[Your task] Retype each line exactly. Skip images.

----------

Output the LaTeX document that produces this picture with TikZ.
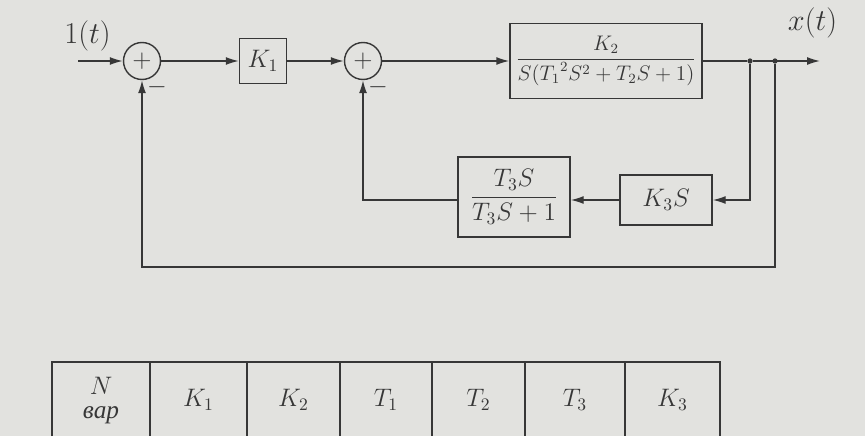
\documentclass[tikz,border=0pt]{standalone}
\usepackage{amsmath}
\usepackage{fontspec}
\newfontfamily\cyr{Liberation Serif}
\usetikzlibrary{arrows.meta}
\definecolor{paper}{RGB}{226,226,223}
\definecolor{ink}{RGB}{55,55,55}
\tikzset{
  blk/.style={draw=ink, thick, inner sep=2pt},
  sumnode/.style={draw=ink, thick, circle, minimum size=0.74cm, inner sep=0pt, font=\Large},
  sig/.style={ink, thick, -{Latex[length=2.6mm,width=1.6mm]}},
  wire/.style={ink, thick},
  tdot/.style={circle, fill=ink, inner sep=0pt, minimum size=3pt},
  cell/.style={font=\Large},
}
\begin{document}
\begin{tikzpicture}[font=\large, text=ink]
\fill[paper] (0,0) rectangle (17.3,-8.72);
\useasboundingbox (0,0) rectangle (17.3,-8.72);
% forward path
\coordinate (in) at (1.56,-1.22);
\node[sumnode] (s1) at (2.84,-1.22) {$+$};
\node[blk, minimum width=0.94cm, minimum height=0.9cm, font=\Large] (k1) at (5.26,-1.22) {$K_1$};
\node[sumnode] (s2) at (7.26,-1.22) {$+$};
\node[blk, minimum width=3.84cm, minimum height=1.5cm] (g) at (12.12,-1.22)
  {$\dfrac{K_2}{S({T_1}^{2}S^2+T_2S+1)}$};
\node[tdot] (d1) at (15.0,-1.22) {};
\node[tdot] (d2) at (15.5,-1.22) {};
\coordinate (out) at (16.4,-1.22);
\node[font=\LARGE] at (1.75,-0.72) {$1(t)$};
\node[font=\LARGE] at (16.25,-0.45) {$x(t)$};
\node[font=\Large] at ([shift={(0.3,-0.52)}]s1.center) {$-$};
\node[font=\Large] at ([shift={(0.3,-0.52)}]s2.center) {$-$};
\draw[sig] (in) -- (s1);
\draw[sig] (s1) -- (k1);
\draw[sig] (k1) -- (s2);
\draw[sig] (s2) -- (g);
\draw[wire] (g) -- (d1);
\draw[sig] (d1) -- (out);
% inner feedback
\node[blk, minimum width=1.84cm, minimum height=1.0cm, font=\Large] (k3) at (13.32,-4.0) {$K_3S$};
\node[blk, minimum width=2.24cm, minimum height=1.6cm, font=\Large] (t3) at (10.28,-3.94)
  {$\dfrac{T_3S}{T_3S+1}$};
\draw[sig] (d1) |- (k3);
\draw[sig] (k3) -- (k3 -| t3.east);
\draw[sig] (t3.west |- k3) -| (s2);
% outer feedback
\coordinate (low) at (15.5,-5.34);
\draw[sig] (d2) -- (low) -| (s1);
% table
\draw[wire] (1.04,-8.72) -- (1.04,-7.24) -- (14.4,-7.24) -- (14.4,-8.72);
\foreach \x in {3.0,4.94,6.8,8.64,10.5,12.5}
  \draw[wire] (\x,-7.24) -- (\x,-8.72);
\node[cell] (c0) at (2.02,-8.0) {\begin{tabular}{@{}c@{}}$N$\\[-4pt]{\cyr\itshape вар}\end{tabular}};
\node[cell] (c1) at (3.97,-8.0) {$K_1$};
\node[cell] (c2) at (5.87,-8.0) {$K_2$};
\node[cell] (c3) at (7.72,-8.0) {$T_1$};
\node[cell] (c4) at (9.57,-8.0) {$T_2$};
\node[cell] (c5) at (11.5,-8.0) {$T_3$};
\node[cell] (c6) at (13.45,-8.0) {$K_3$};
\end{tikzpicture}
\end{document}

----------

[Correct result]
Output the LaTeX document that produces this picture with TikZ.
\documentclass[tikz,border=0pt]{standalone}
\usepackage{amsmath}
\usepackage{fontspec}
\newfontfamily\cyr{Liberation Serif}
\usetikzlibrary{arrows.meta}
\definecolor{paper}{RGB}{226,226,223}
\definecolor{ink}{RGB}{55,55,55}
\tikzset{
  blk/.style={draw=ink, thick, inner sep=2pt},
  sumnode/.style={draw=ink, thick, circle, minimum size=0.74cm, inner sep=0pt, font=\Large},
  sig/.style={ink, thick, -{Latex[length=2.6mm,width=1.6mm]}},
  wire/.style={ink, thick},
  tdot/.style={circle, fill=ink, inner sep=0pt, minimum size=3pt},
  cell/.style={font=\Large},
}
\begin{document}
\begin{tikzpicture}[font=\large, text=ink]
\fill[paper] (0,0) rectangle (17.3,-8.72);
\useasboundingbox (0,0) rectangle (17.3,-8.72);
% forward path
\coordinate (in) at (1.56,-1.22);
\node[sumnode] (s1) at (2.84,-1.22) {$+$};
\node[blk, minimum width=0.94cm, minimum height=0.9cm, font=\Large] (k1) at (5.26,-1.22) {$K_1$};
\node[sumnode] (s2) at (7.26,-1.22) {$+$};
\node[blk, minimum width=3.84cm, minimum height=1.5cm] (g) at (12.12,-1.22)
  {$\dfrac{K_2}{S({T_1}^{2}S^2+T_2S+1)}$};
\node[tdot] (d1) at (15.0,-1.22) {};
\node[tdot] (d2) at (15.5,-1.22) {};
\coordinate (out) at (16.4,-1.22);
\node[font=\LARGE] at (1.75,-0.72) {$1(t)$};
\node[font=\LARGE] at (16.25,-0.45) {$x(t)$};
\node[font=\Large] at ([shift={(0.3,-0.52)}]s1.center) {$-$};
\node[font=\Large] at ([shift={(0.3,-0.52)}]s2.center) {$-$};
\draw[sig] (in) -- (s1);
\draw[sig] (s1) -- (k1);
\draw[sig] (k1) -- (s2);
\draw[sig] (s2) -- (g);
\draw[wire] (g) -- (d1);
\draw[sig] (d1) -- (out);
% inner feedback
\node[blk, minimum width=1.84cm, minimum height=1.0cm, font=\Large] (k3) at (13.32,-4.0) {$K_3S$};
\node[blk, minimum width=2.24cm, minimum height=1.6cm, font=\Large] (t3) at (10.28,-3.94)
  {$\dfrac{T_3S}{T_3S+1}$};
\draw[sig] (d1) |- (k3);
\draw[sig] (k3) -- (k3 -| t3.east);
\draw[sig] (t3.west |- k3) -| (s2);
% outer feedback
\coordinate (low) at (15.5,-5.34);
\draw[sig] (d2) -- (low) -| (s1);
% table
\draw[wire] (1.04,-8.72) -- (1.04,-7.24) -- (14.4,-7.24) -- (14.4,-8.72);
\foreach \x in {3.0,4.94,6.8,8.64,10.5,12.5}
  \draw[wire] (\x,-7.24) -- (\x,-8.72);
\node[cell] (c0) at (2.02,-8.0) {\begin{tabular}{@{}c@{}}$N$\\[-4pt]{\cyr\itshape вар}\end{tabular}};
\node[cell] (c1) at (3.97,-8.0) {$K_1$};
\node[cell] (c2) at (5.87,-8.0) {$K_2$};
\node[cell] (c3) at (7.72,-8.0) {$T_1$};
\node[cell] (c4) at (9.57,-8.0) {$T_2$};
\node[cell] (c5) at (11.5,-8.0) {$T_3$};
\node[cell] (c6) at (13.45,-8.0) {$K_3$};
\end{tikzpicture}
\end{document}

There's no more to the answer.